La Vème a été faite par et pour de Gaulle, de Gaulle n’est plus.
+ Les oppositions détruisent ce que le précédents ont réalisé.
+ Il n’y a plus de diversité de conceptions créatrices, tous les élus sont derrière le président du parti détenteur de la pensée unique et doivent avoir la même opinion. La bipolarité est la stérilisation du progrès, c’est le domaine du tiers exclu, celui qui apporte le plus souvent la solution!
+Pour les électeurs, c’est l’assurance que pendant 7 ou 5 ans ils n’auront plus leur mot à dire; de plus; à chaque élection, 40 à 49% des électeurs ayant voté sauront qu’ils seront ignorés, seule la majorité le jour de l’élection sera considérée, et encore(paroles tenues!)
La vie d’un écosystème vivant (la société en est un) est toujours le résultat de la gestion d’un pluralisme d’idées, de concertations, d’actions, il n’y a jamais de stabilité fixe mais dynamique; l’évolution est progressive, par petites touches; les monopoles se terminent toujours par le chaos, la révolution conceptuelle pouvant devenir plus violente; on entre dans ce domaine d’incertitude.
M. VALLET, vous comparez la IV République à la V République. Mais parlons également de la III République. Celle-ci (1870 – 1940) était un régime parlementaire. Les députés étaient élus au suffrage universel majoritaire à deux tours. Beaucoup de réalisations sur la plan social. Elle a surmonté des épreuves comme l’affaire Dreyfus et la guerre de 14.

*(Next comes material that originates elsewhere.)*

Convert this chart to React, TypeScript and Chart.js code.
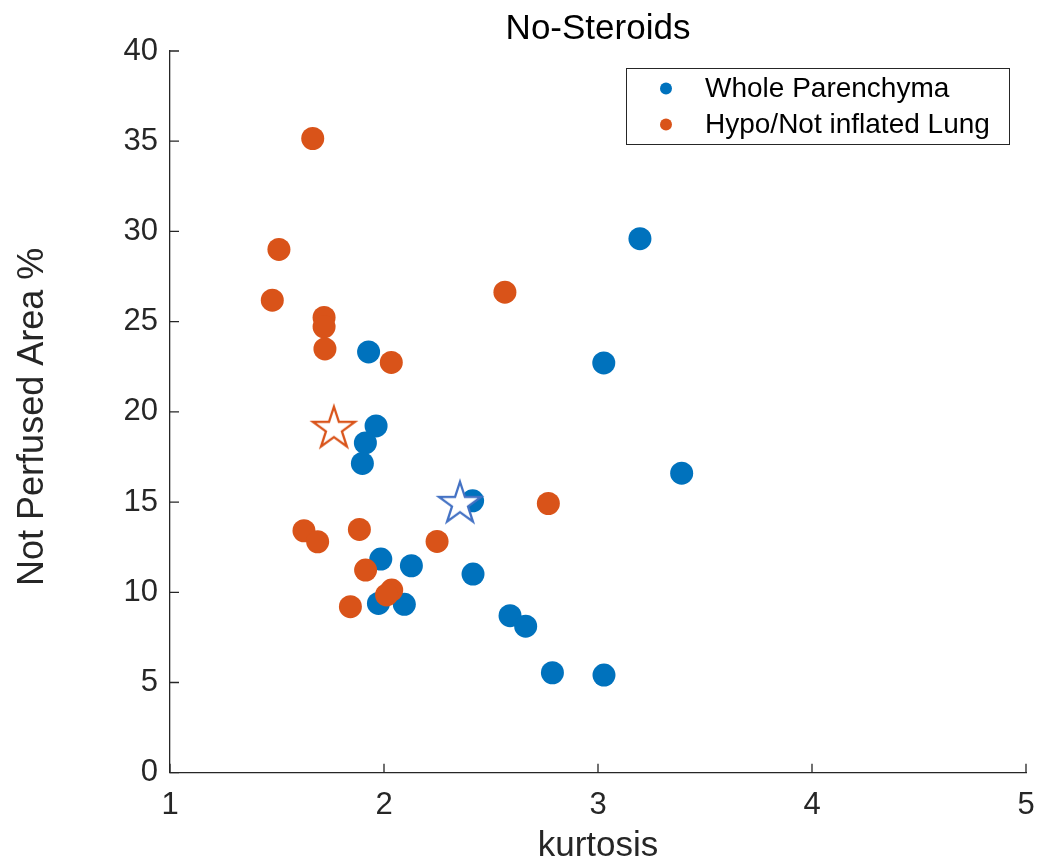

La IV République (1946 – 1958) était également un régime parlementaire. Instabilité gouvernementale chronique. La durée de vie moyenne des gouvernements était de 7 mois. Si la IV République a connu un essor économique important, il faut le mettre au compte du plan Marshall. Et certainement pas au crédit des politiques.
Durant la V République, de 1986 à 1988, l’Assemblée Nationale a été élue au suffrage proportionnel. Au bout de deux ans il a fallu dissoudre et revenir au système électoral antérieur. Puis première cohabitation.
Certes la V République est de type présidentiel, mais elle connaît une stabilité gouvernementale. Elle a permis de surmonter des épreuves comme la guerre d’Algérie, mai 1968 et plus récemment la crise économique. Elle a été plusieurs fois réformée.
La représentation proportionnelle est à l’origine des alliances en sous-main, des arrangements, des connivences et autres compromis qui favorisent le rôle des partis. La politique des partis, si vous voulez, au prétexte de dire que toutes les tendances sont représentées. Mais les tendances sont multiples et cherchent à se différencier les unes des autres empêchant ainsi de réelles réformes. Leurs préoccupations sont principalement électoralistes.
Dans votre dernier § vous évoquez « la vie d’un écosystème avec une gestion d’un pluralisme d’idées, de concertation de dynamique ». C’est vrai, mais sans les politiques tels que ceux qui existent actuellement dans notre pays.